“…whatever you do, do it all to the glory of God!”
1 Corinthians 10:31I
I had a fabulous conversation with my daughter centered around the topic of expectations, obligations, guilt, and truthfulness. We talked a lot about growing up in the church, how that affected her, what her true feelings were concerning her faith, and how that translated into her everyday life now that she was out on her own.
For children who grew up in the church, each of their experiences were likely different. I imagine some were good and maybe some were not so good or a mix of both. I was not raised in an evangelical environment; so growing up was a completely different experience for my kids than it was for me. They have told me so on many occasions. My children endured the additional pressure of having a father who was a public figure in Christian media. They kept their noses clean for the most part but were not perfect. It is funny how you can grow up in the same house, but have different experiences, thoughts, and feelings toward various situations. My children certainly did.

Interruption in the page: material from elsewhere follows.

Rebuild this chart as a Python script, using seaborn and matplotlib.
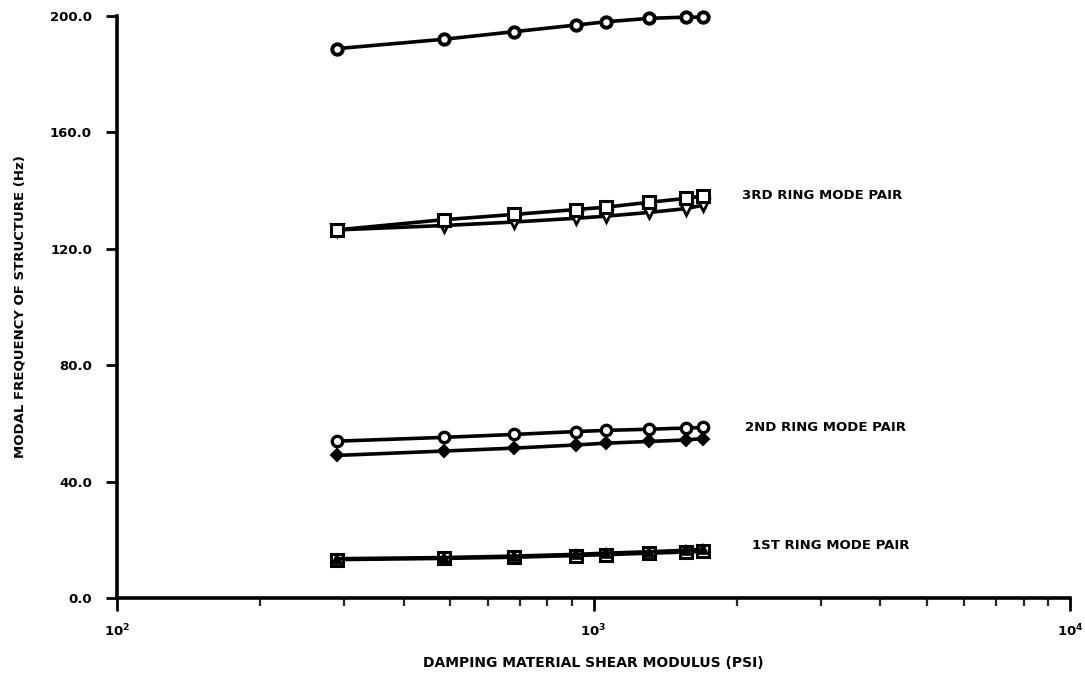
import matplotlib
matplotlib.use("Agg")
import matplotlib.pyplot as plt
from matplotlib.ticker import FixedLocator, NullFormatter
import seaborn as sns

# Shear modulus of the damping material (psi) at which each case was analysed
shear_modulus = [290, 485, 680, 920, 1060, 1310, 1560, 1700]

# Modal frequencies (Hz)
top_mode = [188.8, 192.0, 194.6, 196.9, 198.0, 199.2, 199.6, 199.6]
ring3_a = [126.5, 130.0, 131.8, 133.5, 134.3, 136.0, 137.3, 138.2]
ring3_b = [126.5, 128.0, 129.2, 130.5, 131.2, 132.5, 133.8, 135.0]
ring2_a = [53.9, 55.2, 56.2, 57.2, 57.6, 58.0, 58.4, 58.6]
ring2_b = [49.0, 50.5, 51.5, 52.6, 53.2, 53.8, 54.3, 54.8]
ring1_a = [13.2, 13.6, 14.0, 14.6, 14.9, 15.4, 15.8, 16.0]
ring1_b = [13.5, 13.9, 14.4, 15.0, 15.4, 15.9, 16.4, 16.8]

y_ticks = [0, 40, 80, 120, 160, 200]
y_tick_labels = ["0.0", "40.0", "80.0", "120.0", "160.0", "200.0"]
x_major = [100, 1000, 10000]
x_tick_labels = [r"$\mathbf{10^{2}}$", r"$\mathbf{10^{3}}$", r"$\mathbf{10^{4}}$"]
pair_labels = ["3RD RING MODE PAIR", "2ND RING MODE PAIR", "1ST RING MODE PAIR"]

sns.set_style("ticks")
plt.rcParams["font.family"] = ["DejaVu Sans"]
plt.rcParams["font.weight"] = "bold"
plt.rcParams["axes.labelcolor"] = "black"
plt.rcParams["text.color"] = "black"

fig = plt.figure(figsize=(10.85, 6.77), dpi=100)
ax = fig.add_axes([117 / 1085, 1 - 598 / 677, (1070 - 117) / 1085, (598 - 16) / 677])

line_kw = dict(color="black", linewidth=2.6, clip_on=False, ax=ax)

sns.lineplot(x=shear_modulus, y=top_mode, marker="o", markersize=7.5,
             markerfacecolor="white", markeredgecolor="black", markeredgewidth=2.8, **line_kw)
sns.lineplot(x=shear_modulus, y=ring3_b, marker="v", markersize=8.5,
             markerfacecolor="white", markeredgecolor="black", markeredgewidth=2.0, **line_kw)
sns.lineplot(x=shear_modulus, y=ring3_a, marker="s", markersize=8.5,
             markerfacecolor="white", markeredgecolor="black", markeredgewidth=2.2, **line_kw)
sns.lineplot(x=shear_modulus, y=ring2_a, marker="o", markersize=7.5,
             markerfacecolor="white", markeredgecolor="black", markeredgewidth=2.4, **line_kw)
sns.lineplot(x=shear_modulus, y=ring2_b, marker="D", markersize=6,
             markerfacecolor="black", markeredgecolor="black", markeredgewidth=1.5, **line_kw)
sns.lineplot(x=shear_modulus, y=ring1_a, marker="s", markersize=8.5,
             markerfacecolor="white", markeredgecolor="black", markeredgewidth=2.2, **line_kw)
sns.lineplot(x=shear_modulus, y=ring1_b, marker="^", markersize=6.5,
             markerfacecolor="black", markeredgecolor="black", markeredgewidth=1.2, **line_kw)

ax.set_xscale("log")
ax.set_xlim(100, 10000)
ax.set_ylim(0, 200)

ax.xaxis.set_major_locator(FixedLocator(x_major))
ax.set_xticklabels(x_tick_labels)
minor = [m * d for d in (100, 1000) for m in range(2, 10)]
ax.xaxis.set_minor_locator(FixedLocator(minor))
ax.xaxis.set_minor_formatter(NullFormatter())

ax.set_yticks(y_ticks)
ax.set_yticklabels(y_tick_labels)

for side in ("top", "right"):
    ax.spines[side].set_visible(False)
for side in ("left", "bottom"):
    ax.spines[side].set_linewidth(2.6)
    ax.spines[side].set_color("black")

ax.tick_params(axis="x", which="major", direction="out", length=9, width=2,
               pad=9, labelsize=9.5, colors="black")
ax.tick_params(axis="x", which="minor", direction="out", length=6, width=1.6)
ax.tick_params(axis="y", which="major", direction="out", length=8, width=2,
               pad=10, labelsize=9.5, colors="black")

ax.set_ylabel("MODAL FREQUENCY OF STRUCTURE (Hz)", fontsize=9.5, fontweight="bold",
              color="black", labelpad=17)
ax.set_xlabel("DAMPING MATERIAL SHEAR MODULUS (PSI)", fontsize=10, fontweight="bold",
              color="black", labelpad=12)

text_kw = dict(fontsize=9.5, fontweight="bold", va="center", ha="left", color="black")
ax.text(2050, 138.3, pair_labels[0], **text_kw)
ax.text(2080, 58.7, pair_labels[1], **text_kw)
ax.text(2150, 18.2, pair_labels[2], **text_kw)

fig.savefig("out.png", dpi=100, facecolor="white")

I remember a recent discussion with Hope, when I visited her in New York City. We had a fun time shopping, painting, cooking for her friends, and visiting a new church that was just a short train ride away from her apartment. We headed out Sunday morning, jumped on a subway, grabbed a coffee, and arrived at church just in time. It was a small church compared to the church she was raised in, but welcoming and warm with great worship and teaching. We enjoyed it.
Later that day, while food shopping, we had an interesting discussion about the church service, next to the chicken counter. Hope said she really liked it and would like to go back to the church, but asked herself this question, “Would I return for my parents or for me”?
Hope decided, I will go back for me
Of course, my heart leapt. Every Jesus-loving parent wants to hear these words.
As much as my heart’s desire is for my children to have a growing and living relationship with Jesus, I know I cannot make them, persuade them, or force them. This must come from the breath of the Holy Spirit.
If we coerce commitment, it will not be genuine on their part and will cause resentment, anger, and distance in the long run. Giving them space and time, just like God gives us space and time, may be just what they need. Quite often, we expect (and desire) our kids to continue down the same spiritual road the family has always traveled; and when they don’t, it is upsetting and frustrating. I get it. I’ve been there. However, thinking through the best way to continue engagement with our children is wise. My answer would be this: Love. Space. Prayer. Encouragement. Acceptance. Intentionally adopting all of these actions will make a difference with your loved one, morethan trying pressure or guilt tactics.
I have often thought about how millennials are leaving the church in droves. Why is that? What are they thinking? What has caused them to leave, and how can we help bring them back to an intimate relationship with Jesus and fellowship with gracious believers?
I’m not sure formal church, as we know it, is the answer for younger generations. But bringing them back into fellowship is the heart of our Father. Fellowshipping with other believers, possibly with welcoming home churches or smaller group gatherings, might help draw them. A lot of home churches seem to be popping up for young adults. This makes me wonder, What is it about the formal church that repels them?
For whatever reason, church, as they know it, or as it is today, may be the reason young people are leaving Christian fellowship. Honestly, I don’t know the answer to keep them engaged in growing their faith; but I am making efforts to figure that out by looking for opportunities to ask lots of questions. I’m inquiring about the experiences these young adults had while growing up in Christian homes and church.
Were there rules and regulations around their faith? Did they understand the difference between the grace of God compared to the law of God? Did they ever feel they just couldn’t cut it as a Christian? As young adults, were they given the freedom to choose once they left for college or after graduating high school? All of these questions are worth exploring with your child, if they have already left your home or they are about to leave.
Opening up a conversation around these queries may provide the key to unlocking where children are at in their walk with the Lord. Leave judgment out of your response. Do your very best to be attentive and discern what they are sharing. Let them feel they have been heard. Being empathetic toward someone and listening to their opinions will go a lot further than giving them a Bible verse (unless God is prompting you, of course). Asking them for the twentieth time if they’d like to come to church on Sunday rarely gets results. Give it a rest. Let the Holy Spirit do His work. Keep praying until the child’s heart opens.
About five years ago, God gave me a verse concerning one of my children. “God will fight the battle for you. And you? You keep your mouths shut!” (Exodus 14:14 TPT). Ouch. What it comes down to is this—it is an encounter with the Holy Spirit that will move a teen/young adult back to the heart of God. When we pray and allow the Holy Spirit to have His way with us, we can be confident He will do the same for our children. He is faithful. Always.
How are you doing in the arena of keeping your mouth closed? Are you allowing the Holy Spirit to speak into your life and the life of your children? What has He said to you lately? Are you obeying?